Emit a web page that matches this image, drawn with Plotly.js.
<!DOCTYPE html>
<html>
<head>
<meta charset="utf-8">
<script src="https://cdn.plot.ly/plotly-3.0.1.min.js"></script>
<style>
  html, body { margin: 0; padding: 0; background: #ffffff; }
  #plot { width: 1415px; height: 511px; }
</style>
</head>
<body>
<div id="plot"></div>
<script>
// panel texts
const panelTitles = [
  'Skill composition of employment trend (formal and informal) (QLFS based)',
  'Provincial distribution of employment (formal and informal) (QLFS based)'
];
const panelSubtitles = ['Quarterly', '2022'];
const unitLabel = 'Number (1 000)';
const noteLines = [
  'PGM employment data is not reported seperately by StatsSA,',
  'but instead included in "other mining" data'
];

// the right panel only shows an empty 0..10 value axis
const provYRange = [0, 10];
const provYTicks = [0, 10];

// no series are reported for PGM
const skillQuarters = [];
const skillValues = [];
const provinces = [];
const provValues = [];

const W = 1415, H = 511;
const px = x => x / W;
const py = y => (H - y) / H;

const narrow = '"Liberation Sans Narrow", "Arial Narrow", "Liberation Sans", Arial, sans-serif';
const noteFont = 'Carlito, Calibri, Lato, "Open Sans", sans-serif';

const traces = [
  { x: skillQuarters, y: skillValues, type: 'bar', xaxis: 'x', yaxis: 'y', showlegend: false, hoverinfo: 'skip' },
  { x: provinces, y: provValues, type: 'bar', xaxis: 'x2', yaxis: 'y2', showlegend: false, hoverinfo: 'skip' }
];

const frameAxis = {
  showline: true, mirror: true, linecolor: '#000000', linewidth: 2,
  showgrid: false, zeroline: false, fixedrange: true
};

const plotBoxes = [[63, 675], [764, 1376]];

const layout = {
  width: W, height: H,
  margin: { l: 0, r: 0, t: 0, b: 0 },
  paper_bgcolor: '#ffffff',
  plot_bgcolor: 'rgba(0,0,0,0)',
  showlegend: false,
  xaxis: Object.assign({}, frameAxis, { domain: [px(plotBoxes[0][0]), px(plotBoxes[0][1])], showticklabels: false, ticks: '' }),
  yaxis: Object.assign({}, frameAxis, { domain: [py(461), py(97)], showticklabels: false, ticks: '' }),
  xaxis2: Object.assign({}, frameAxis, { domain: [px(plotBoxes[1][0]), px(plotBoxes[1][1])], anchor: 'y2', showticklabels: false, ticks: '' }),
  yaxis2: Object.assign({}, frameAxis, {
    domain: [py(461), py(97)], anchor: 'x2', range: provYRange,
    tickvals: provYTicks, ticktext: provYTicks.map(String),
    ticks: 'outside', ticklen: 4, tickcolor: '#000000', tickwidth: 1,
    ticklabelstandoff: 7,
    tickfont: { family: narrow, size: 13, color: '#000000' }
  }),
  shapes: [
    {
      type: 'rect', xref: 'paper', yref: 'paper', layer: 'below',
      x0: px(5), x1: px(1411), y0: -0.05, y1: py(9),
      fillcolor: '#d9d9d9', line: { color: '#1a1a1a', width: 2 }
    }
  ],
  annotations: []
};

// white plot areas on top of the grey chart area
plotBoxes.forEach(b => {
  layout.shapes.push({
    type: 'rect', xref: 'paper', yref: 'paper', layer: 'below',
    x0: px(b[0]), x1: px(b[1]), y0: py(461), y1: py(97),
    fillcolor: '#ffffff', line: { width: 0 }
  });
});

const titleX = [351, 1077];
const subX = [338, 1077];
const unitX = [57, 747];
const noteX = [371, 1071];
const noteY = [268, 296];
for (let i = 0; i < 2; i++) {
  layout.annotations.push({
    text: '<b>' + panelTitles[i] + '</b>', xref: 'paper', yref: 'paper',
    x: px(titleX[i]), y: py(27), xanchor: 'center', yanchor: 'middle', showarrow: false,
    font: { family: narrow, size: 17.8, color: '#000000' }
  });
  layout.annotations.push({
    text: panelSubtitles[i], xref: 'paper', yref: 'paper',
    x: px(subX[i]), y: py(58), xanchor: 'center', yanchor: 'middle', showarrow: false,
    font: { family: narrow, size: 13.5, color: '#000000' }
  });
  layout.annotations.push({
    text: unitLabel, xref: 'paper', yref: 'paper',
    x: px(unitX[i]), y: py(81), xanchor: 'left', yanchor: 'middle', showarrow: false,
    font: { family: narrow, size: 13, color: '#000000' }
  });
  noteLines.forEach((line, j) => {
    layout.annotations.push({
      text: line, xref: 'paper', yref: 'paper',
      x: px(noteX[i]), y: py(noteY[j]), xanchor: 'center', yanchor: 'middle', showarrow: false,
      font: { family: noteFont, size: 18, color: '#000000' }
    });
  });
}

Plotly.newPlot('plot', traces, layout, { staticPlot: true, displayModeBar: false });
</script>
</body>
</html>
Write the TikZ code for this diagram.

* * * *

— Exercise goal —
Copy every line of the material, please, keeping it exactly the same.

— The result —
Emit a web page that matches this image, drawn with Plotly.js.
<!DOCTYPE html>
<html>
<head>
<meta charset="utf-8">
<script src="https://cdn.plot.ly/plotly-3.0.1.min.js"></script>
<style>
  html, body { margin: 0; padding: 0; background: #ffffff; }
  #plot { width: 1415px; height: 511px; }
</style>
</head>
<body>
<div id="plot"></div>
<script>
// panel texts
const panelTitles = [
  'Skill composition of employment trend (formal and informal) (QLFS based)',
  'Provincial distribution of employment (formal and informal) (QLFS based)'
];
const panelSubtitles = ['Quarterly', '2022'];
const unitLabel = 'Number (1 000)';
const noteLines = [
  'PGM employment data is not reported seperately by StatsSA,',
  'but instead included in "other mining" data'
];

// the right panel only shows an empty 0..10 value axis
const provYRange = [0, 10];
const provYTicks = [0, 10];

// no series are reported for PGM
const skillQuarters = [];
const skillValues = [];
const provinces = [];
const provValues = [];

const W = 1415, H = 511;
const px = x => x / W;
const py = y => (H - y) / H;

const narrow = '"Liberation Sans Narrow", "Arial Narrow", "Liberation Sans", Arial, sans-serif';
const noteFont = 'Carlito, Calibri, Lato, "Open Sans", sans-serif';

const traces = [
  { x: skillQuarters, y: skillValues, type: 'bar', xaxis: 'x', yaxis: 'y', showlegend: false, hoverinfo: 'skip' },
  { x: provinces, y: provValues, type: 'bar', xaxis: 'x2', yaxis: 'y2', showlegend: false, hoverinfo: 'skip' }
];

const frameAxis = {
  showline: true, mirror: true, linecolor: '#000000', linewidth: 2,
  showgrid: false, zeroline: false, fixedrange: true
};

const plotBoxes = [[63, 675], [764, 1376]];

const layout = {
  width: W, height: H,
  margin: { l: 0, r: 0, t: 0, b: 0 },
  paper_bgcolor: '#ffffff',
  plot_bgcolor: 'rgba(0,0,0,0)',
  showlegend: false,
  xaxis: Object.assign({}, frameAxis, { domain: [px(plotBoxes[0][0]), px(plotBoxes[0][1])], showticklabels: false, ticks: '' }),
  yaxis: Object.assign({}, frameAxis, { domain: [py(461), py(97)], showticklabels: false, ticks: '' }),
  xaxis2: Object.assign({}, frameAxis, { domain: [px(plotBoxes[1][0]), px(plotBoxes[1][1])], anchor: 'y2', showticklabels: false, ticks: '' }),
  yaxis2: Object.assign({}, frameAxis, {
    domain: [py(461), py(97)], anchor: 'x2', range: provYRange,
    tickvals: provYTicks, ticktext: provYTicks.map(String),
    ticks: 'outside', ticklen: 4, tickcolor: '#000000', tickwidth: 1,
    ticklabelstandoff: 7,
    tickfont: { family: narrow, size: 13, color: '#000000' }
  }),
  shapes: [
    {
      type: 'rect', xref: 'paper', yref: 'paper', layer: 'below',
      x0: px(5), x1: px(1411), y0: -0.05, y1: py(9),
      fillcolor: '#d9d9d9', line: { color: '#1a1a1a', width: 2 }
    }
  ],
  annotations: []
};

// white plot areas on top of the grey chart area
plotBoxes.forEach(b => {
  layout.shapes.push({
    type: 'rect', xref: 'paper', yref: 'paper', layer: 'below',
    x0: px(b[0]), x1: px(b[1]), y0: py(461), y1: py(97),
    fillcolor: '#ffffff', line: { width: 0 }
  });
});

const titleX = [351, 1077];
const subX = [338, 1077];
const unitX = [57, 747];
const noteX = [371, 1071];
const noteY = [268, 296];
for (let i = 0; i < 2; i++) {
  layout.annotations.push({
    text: '<b>' + panelTitles[i] + '</b>', xref: 'paper', yref: 'paper',
    x: px(titleX[i]), y: py(27), xanchor: 'center', yanchor: 'middle', showarrow: false,
    font: { family: narrow, size: 17.8, color: '#000000' }
  });
  layout.annotations.push({
    text: panelSubtitles[i], xref: 'paper', yref: 'paper',
    x: px(subX[i]), y: py(58), xanchor: 'center', yanchor: 'middle', showarrow: false,
    font: { family: narrow, size: 13.5, color: '#000000' }
  });
  layout.annotations.push({
    text: unitLabel, xref: 'paper', yref: 'paper',
    x: px(unitX[i]), y: py(81), xanchor: 'left', yanchor: 'middle', showarrow: false,
    font: { family: narrow, size: 13, color: '#000000' }
  });
  noteLines.forEach((line, j) => {
    layout.annotations.push({
      text: line, xref: 'paper', yref: 'paper',
      x: px(noteX[i]), y: py(noteY[j]), xanchor: 'center', yanchor: 'middle', showarrow: false,
      font: { family: noteFont, size: 18, color: '#000000' }
    });
  });
}

Plotly.newPlot('plot', traces, layout, { staticPlot: true, displayModeBar: false });
</script>
</body>
</html>
Write the TikZ code for this diagram.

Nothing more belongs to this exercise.